I’m a big advocate for mums prioritising their self-care, but I’m under no illusion that this doesn’t also bring up guilt. Even for me, someone who has made it a priority to have a career focus, hobbies like the gym and writing, and time for self-care such as spa days and massages, I still question myself at times.
I had a conversation with a mum a few months ago. We were talking about our different situations. She is married with three children, and I am a single parent who co-parents with my son’s dad. I explained that on the weekends, that’s my time to do what I want and pour back into myself. She said, “I miss my kids when they are away from me for even a few hours.” At the time, I took that as judgement.
My mind went straight into defensive mode. Was she trying to say I don’t miss my son because I enjoy my weekends? Should I feel bad for wanting time away from parenting? Am I a bad mum in comparison?
I sat with that feeling for a while. I needed to work through what it brought up in me and approach it with curiosity. I spoke to my mum and a couple of my mum friends, and I came to one clear conclusion. Different experiences.
Yes, we were both mums in that conversation, but our circumstances were completely different. She had three relatively straightforward births and a husband to support her during the week. I had a traumatic birth, PND, a separation, and no one to lean on during the week. So for me, weekends became a way of coping, of reconnecting with myself, and preparing to show up again for another week of solo parenting.

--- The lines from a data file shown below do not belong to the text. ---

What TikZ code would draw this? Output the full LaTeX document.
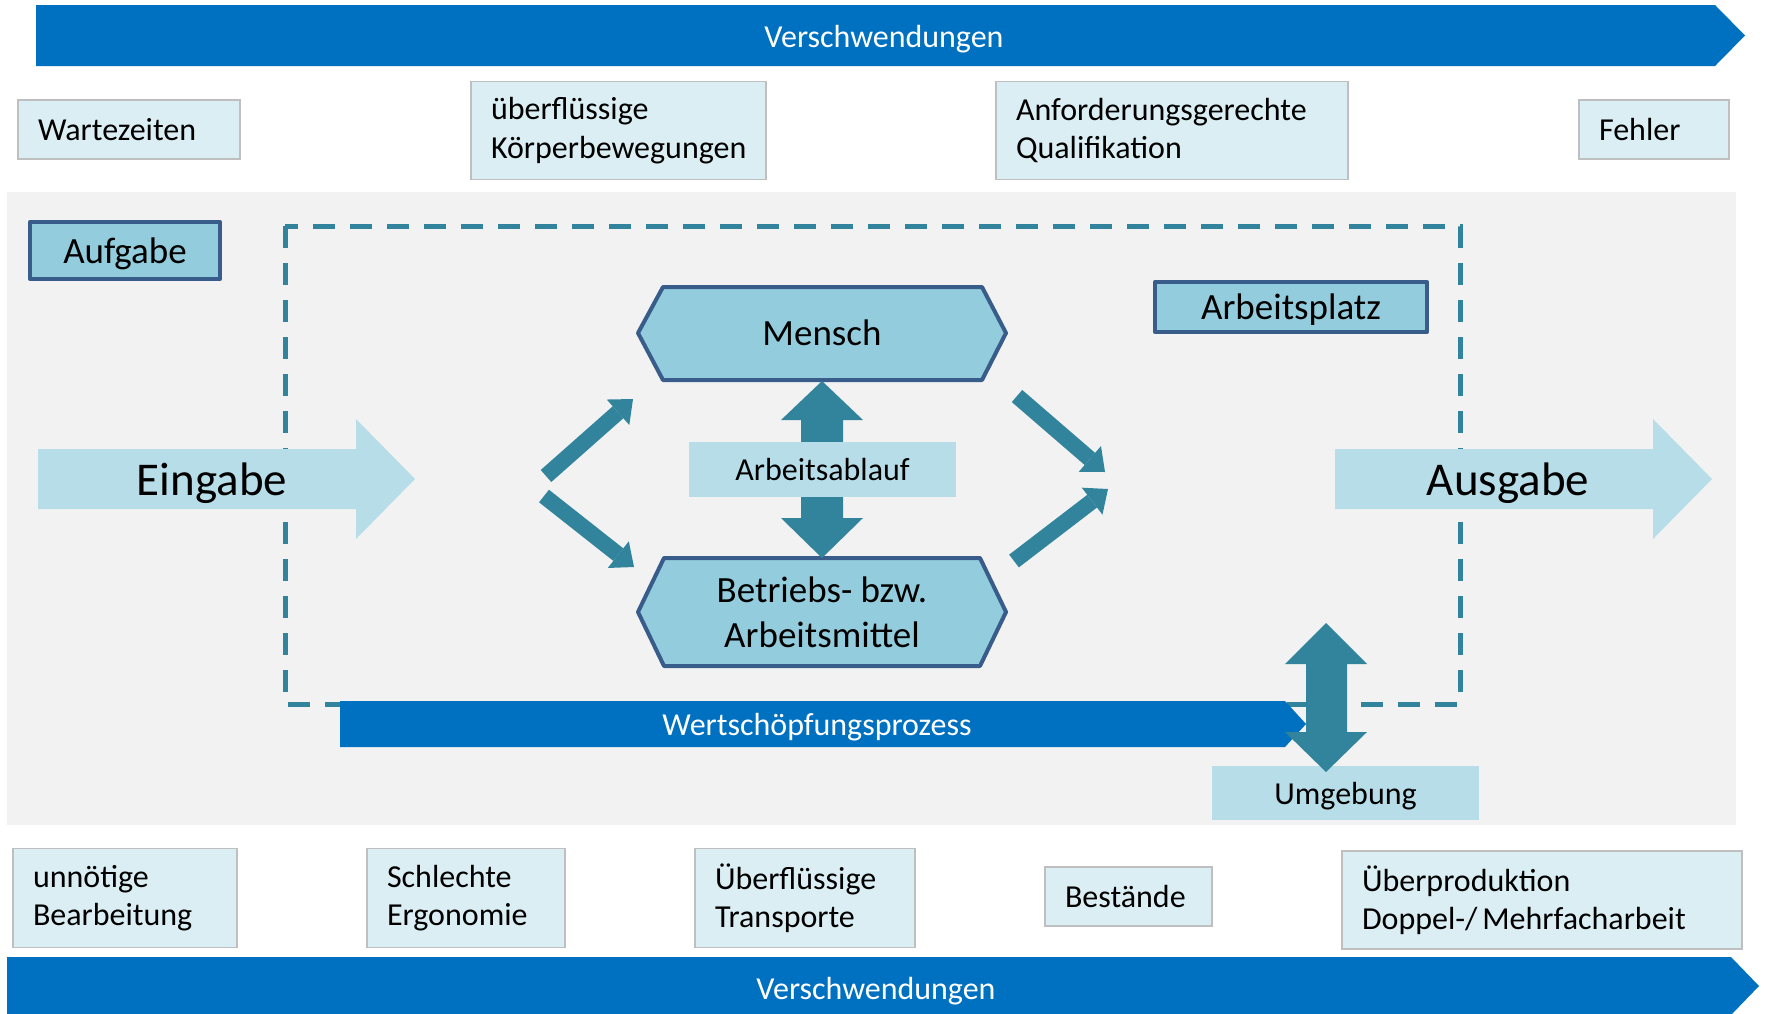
\documentclass[tikz,border=0pt]{standalone}
\usepackage{fontspec}
\setmainfont{Carlito}
\usetikzlibrary{arrows.meta}
\definecolor{barblue}{HTML}{0070C0}
\definecolor{flowteal}{HTML}{31849B}
\definecolor{palebox}{HTML}{DAEEF3}
\definecolor{arrowcyan}{HTML}{B7DEE8}
\definecolor{midcyan}{HTML}{93CDDD}
\definecolor{frameblue}{HTML}{385D8A}
\definecolor{boxgrey}{HTML}{BFBFBF}
\definecolor{bggrey}{HTML}{F2F2F2}
\newcommand{\smallfont}{\fontsize{16pt}{19.2pt}\selectfont}
\newcommand{\midfont}{\fontsize{18.5pt}{22.5pt}\selectfont}
\newcommand{\bigfont}{\fontsize{23.5pt}{28pt}\selectfont}

\tikzset{
  waste/.style={draw=boxgrey,fill=palebox,line width=0.8pt,inner xsep=10pt,inner ysep=0pt,align=left,font=\smallfont},
  element/.style={draw=frameblue,fill=midcyan,line width=2pt,line join=round},
  label/.style={font=\midfont,text height=14.5pt,text depth=2pt},
  barlabel/.style={text=white,font=\smallfont},
  diag/.style={draw=flowteal,line width=8pt,-{Triangle[width=17pt,length=10pt,line width=0pt]}},
}

\begin{document}
\begin{tikzpicture}[x=0.5pt,y=-0.5pt]
    \useasboundingbox (0,0) rectangle (1765,1013);
    % waste bars
    \fill[barblue] (36,5) -- (1715,5) -- (1745,35.5) -- (1715,66) -- (36,66) -- cycle;
    \node[barlabel] (topwaste) at (884,39.5) {Verschwendungen};
    \fill[barblue] (7,957) -- (1731,957) -- (1759,986) -- (1731,1015) -- (7,1015) -- cycle;
    \node[barlabel] (bottomwaste) at (876,991.5) {Verschwendungen};

    % upper waste boxes
    \node[waste,minimum width=111pt,minimum height=29.5pt,text width=91pt] (wait) at (129,129.5) {Wartezeiten};
    \node[waste,minimum width=147.5pt,minimum height=49pt,text width=127.5pt] (moves) at (618.5,130.5) {überflüssige\\Körperbewegungen};
    \node[waste,minimum width=176pt,minimum height=49pt,text width=156pt] (quali) at (1172,130.5) {Anforderungsgerechte\\Qualifikation};
    \node[waste,minimum width=75pt,minimum height=29.5pt,text width=55pt] (error) at (1654,129.5) {Fehler};

    % system area
    \fill[bggrey] (7,192) rectangle (1736,825);
    \draw[flowteal,line width=2.5pt,dash pattern=on 11pt off 7.5pt] (285,226) rectangle (1460,704);

    \node[element,label,minimum width=95pt,minimum height=28.5pt] (task) at (125,250.5) {Aufgabe};
    \node[element,label,minimum width=136pt,minimum height=25pt] (place) at (1291,307) {Arbeitsplatz};

    % input and output
    \fill[arrowcyan] (38,449) -- (356,449) -- (356,419) -- (415,479) -- (356,539) -- (356,509) -- (38,509) -- cycle;
    \node[font=\bigfont] (input) at (212,483.5) {Eingabe};
    \fill[arrowcyan] (1335,449) -- (1653,449) -- (1653,419) -- (1712,479) -- (1653,539) -- (1653,509) -- (1335,509) -- cycle;
    \node[font=\bigfont] (output) at (1508,483.5) {Ausgabe};

    % value stream
    \fill[barblue] (340,701) -- (1285,701) -- (1306,724) -- (1285,747) -- (340,747) -- cycle;
    \node[barlabel] (value) at (817,727) {Wertschöpfungsprozess};

    % man and means
    \draw[element] (638,333) -- (663,287) -- (982,287) -- (1006,333) -- (982,380) -- (663,380) -- cycle;
    \node[font=\midfont] (human) at (822,333) {Mensch};
    \draw[element] (638,612) -- (664,558) -- (980,558) -- (1006,612) -- (980,666) -- (664,666) -- cycle;
    \node[font=\midfont,align=center] (means) at (822,612) {Betriebs- bzw.\\Arbeitsmittel};

    \fill[flowteal] (822,381) -- (863,420) -- (843,420) -- (843,518) -- (863,518) -- (822,558) -- (781,518) -- (801,518) -- (801,420) -- (781,420) -- cycle;
    \node[fill=arrowcyan,minimum width=133.5pt,minimum height=27.5pt,font=\smallfont] (flow) at (822.5,469.5) {Arbeitsablauf};

    % environment
    \node[fill=arrowcyan,minimum width=133.5pt,minimum height=27pt,font=\smallfont,text height=14pt,text depth=2.5pt] (env) at (1345.5,793) {Umgebung};
    \fill[flowteal] (1326,623) -- (1367,664) -- (1347,664) -- (1347,732) -- (1367,732) -- (1326,772) -- (1285,732) -- (1306,732) -- (1306,664) -- (1285,664) -- cycle;

    % split and merge
    \coordinate (splitA) at (546,476);
    \coordinate (splitB) at (633,399);
    \coordinate (splitC) at (544,496);
    \coordinate (splitD) at (634,567);
    \coordinate (mergeA) at (1017,396);
    \coordinate (mergeB) at (1105,472);
    \coordinate (mergeC) at (1014,561);
    \coordinate (mergeD) at (1108,489);
    \draw[diag] (splitA) -- (splitB);
    \draw[diag] (splitC) -- (splitD);
    \draw[diag] (mergeA) -- (mergeB);
    \draw[diag] (mergeC) -- (mergeD);

    % lower waste boxes
    \node[waste,minimum width=112pt,minimum height=49.5pt,text width=92pt] (rework) at (125,898) {unnötige\\Bearbeitung};
    \node[waste,minimum width=99pt,minimum height=49.5pt,text width=79pt] (ergo) at (466,898) {Schlechte\\Ergonomie};
    \node[waste,minimum width=110pt,minimum height=49.5pt,text width=90pt] (transport) at (805,898) {Überflüssige\\Transporte};
    \node[waste,minimum width=83.5pt,minimum height=29.5pt,text width=63.5pt] (stock) at (1128.5,896.5) {Bestände};
    \node[waste,minimum width=200pt,minimum height=49pt,text width=180pt] (overprod) at (1542,900) {Überproduktion\\Doppel-/\hspace{0.15em}Mehrfacharbeit};
\end{tikzpicture}
\end{document}
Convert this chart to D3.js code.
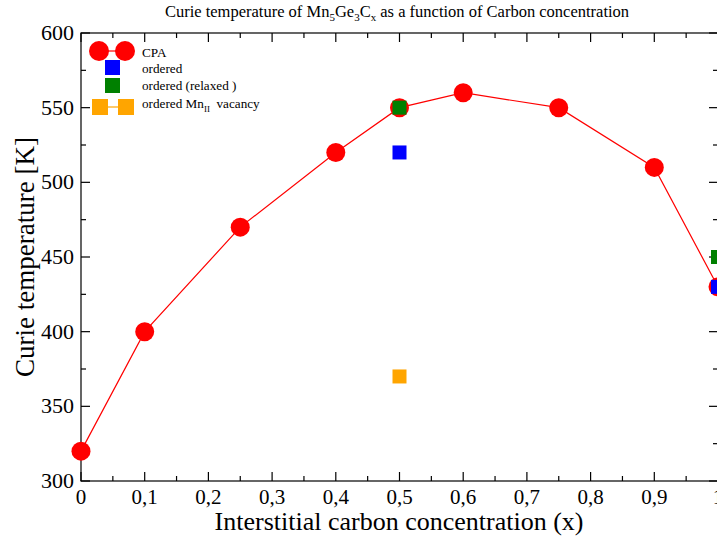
<!DOCTYPE html>
<html><head><meta charset="utf-8">
<script src="https://cdn.jsdelivr.net/npm/d3@7"></script>
<style>body{margin:0;background:#fff;} text{font-family:"Liberation Serif","DejaVu Serif",serif;}</style>
</head><body>
<svg id="c" width="717" height="540" font-family="Liberation Serif, DejaVu Serif, serif"></svg>
<script>
const cpaX = [0, 0.1, 0.25, 0.4, 0.5, 0.6, 0.75, 0.9, 1.0];
const cpaY = [320, 400, 470, 520, 550, 560, 550, 510, 430];
const orderedX = [0.5, 1.0];
const orderedY = [520, 430];
const relaxedX = [0.5, 1.0];
const relaxedY = [550, 450];
const vacancyX = [0.5];
const vacancyY = [370];
const xTicks = [0, 0.1, 0.2, 0.3, 0.4, 0.5, 0.6, 0.7, 0.8, 0.9, 1];
const yTicks = [300, 350, 400, 450, 500, 550, 600];

const svg = d3.select("#c");
const L = 81, R = 718, T = 33, B = 481;
const x = d3.scaleLinear().domain([0, 1]).range([L, R]);
const y = d3.scaleLinear().domain([300, 600]).range([B, T]);
const fmt = d => d === 0 ? "0" : d === 1 ? "1" : String(d).replace(".", ",");

// frame
svg.append("rect").attr("x", L).attr("y", T).attr("width", R - L).attr("height", B - T)
  .attr("fill", "none").attr("stroke", "#000").attr("stroke-width", 1.2);

// ticks
const g = svg.append("g").attr("stroke", "#000").attr("stroke-width", 1.2);
d3.range(0, 1.0001, 0.05).forEach((v, i) => {
  const len = i % 2 === 0 ? 9 : 5;
  g.append("line").attr("x1", x(v)).attr("x2", x(v)).attr("y1", B).attr("y2", B - len);
  g.append("line").attr("x1", x(v)).attr("x2", x(v)).attr("y1", T).attr("y2", T + len);
});
d3.range(300, 600.01, 25).forEach((v, i) => {
  const len = i % 2 === 0 ? 9 : 5;
  g.append("line").attr("y1", y(v)).attr("y2", y(v)).attr("x1", L).attr("x2", L + len);
  g.append("line").attr("y1", y(v)).attr("y2", y(v)).attr("x1", R).attr("x2", R - len);
});

// tick labels
svg.append("g").selectAll("text").data(xTicks).join("text")
  .attr("x", d => x(d)).attr("y", 504).attr("text-anchor", "middle")
  .attr("font-size", 21).text(fmt);
svg.append("g").selectAll("text").data(yTicks).join("text")
  .attr("x", 74).attr("y", d => y(d) + 7).attr("text-anchor", "end")
  .attr("font-size", 22).text(d => d);

// axis titles
svg.append("text").attr("x", 399).attr("y", 530).attr("text-anchor", "middle")
  .attr("font-size", 26).text("Interstitial carbon concentration (x)");
svg.append("text").attr("transform", "translate(34,257) rotate(-90)").attr("text-anchor", "middle")
  .attr("font-size", 27).text("Curie temperature [K]");

// title
const t = svg.append("text").attr("x", 397).attr("y", 17).attr("text-anchor", "middle").attr("font-size", 16.5);
t.append("tspan").text("Curie temperature of Mn");
t.append("tspan").attr("font-size", 11).attr("dy", 4).text("5");
t.append("tspan").attr("dy", -4).text("Ge");
t.append("tspan").attr("font-size", 11).attr("dy", 4).text("3");
t.append("tspan").attr("dy", -4).text("C");
t.append("tspan").attr("font-size", 11).attr("dy", 4).text("x");
t.append("tspan").attr("dy", -4).text(" as a function of Carbon concentration");

// CPA line + circles
const cpa = cpaX.map((d, i) => [d, cpaY[i]]);
svg.append("path").datum(cpa).attr("fill", "none").attr("stroke", "#ff0000").attr("stroke-width", 1.2)
  .attr("d", d3.line().x(d => x(d[0])).y(d => y(d[1])));
svg.append("g").selectAll("circle").data(cpa).join("circle")
  .attr("cx", d => x(d[0])).attr("cy", d => y(d[1])).attr("r", 9.5).attr("fill", "#ff0000");

function squares(xs, ys, color) {
  const data = xs.map((d, i) => [d, ys[i]]);
  svg.append("g").selectAll("rect").data(data).join("rect")
    .attr("x", d => x(d[0]) - 7).attr("y", d => y(d[1]) - 7).attr("width", 14).attr("height", 14)
    .attr("fill", color);
}
squares(vacancyX, vacancyY, "#ffa500");
squares(orderedX, orderedY, "#0000ff");
squares(relaxedX, relaxedY, "#008000");

// legend
const lg = svg.append("g").attr("font-size", 13.2);
lg.append("line").attr("x1", 99).attr("x2", 125).attr("y1", 51).attr("y2", 51).attr("stroke", "#ff0000").attr("stroke-width", 1.2);
lg.append("circle").attr("cx", 99).attr("cy", 51).attr("r", 10).attr("fill", "#ff0000");
lg.append("circle").attr("cx", 125).attr("cy", 51).attr("r", 10).attr("fill", "#ff0000");
lg.append("text").attr("x", 142).attr("y", 57).text("CPA");
lg.append("rect").attr("x", 105).attr("y", 60).attr("width", 15).attr("height", 15).attr("fill", "#0000ff");
lg.append("text").attr("x", 142).attr("y", 73).text("ordered");
lg.append("rect").attr("x", 105).attr("y", 78).attr("width", 15).attr("height", 15).attr("fill", "#008000");
lg.append("text").attr("x", 142).attr("y", 90).text("ordered (relaxed )");
lg.append("line").attr("x1", 100).attr("x2", 126).attr("y1", 107).attr("y2", 107).attr("stroke", "#ffa500").attr("stroke-width", 1.2);
lg.append("rect").attr("x", 92).attr("y", 99).attr("width", 16).attr("height", 16).attr("fill", "#ffa500");
lg.append("rect").attr("x", 118).attr("y", 99).attr("width", 16).attr("height", 16).attr("fill", "#ffa500");
const vt = lg.append("text").attr("x", 142).attr("y", 108);
vt.append("tspan").text("ordered Mn");
vt.append("tspan").attr("font-size", 9).attr("dy", 4).text("II");
vt.append("tspan").attr("dy", -4).text("\u00a0 vacancy");
</script>
</body></html>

That realisation helped me release the guilt and stop comparing myself to other mums. Because my story is different.
Mum guilt shows up in so many ways. I hear mums say they don’t feel like they’re doing enough when they’re doing everything. I hear mums say they feel guilty for wanting a night out with friends, for going back to work, for going on holiday without their children. Too much screen time, not enough vegetables, did I raise my voice. The list is endless.
The mum guilt phenomenon is something we can’t always control, because it’s ingrained in us. But what we can do is continue to show up for ourselves, challenge the idea that self-care is selfish, and learn to sit with the feeling rather than fight it.
It’s not about never feeling guilty. It’s about exploring it, understanding where it’s coming from, and showing ourselves more compassion as we move through it.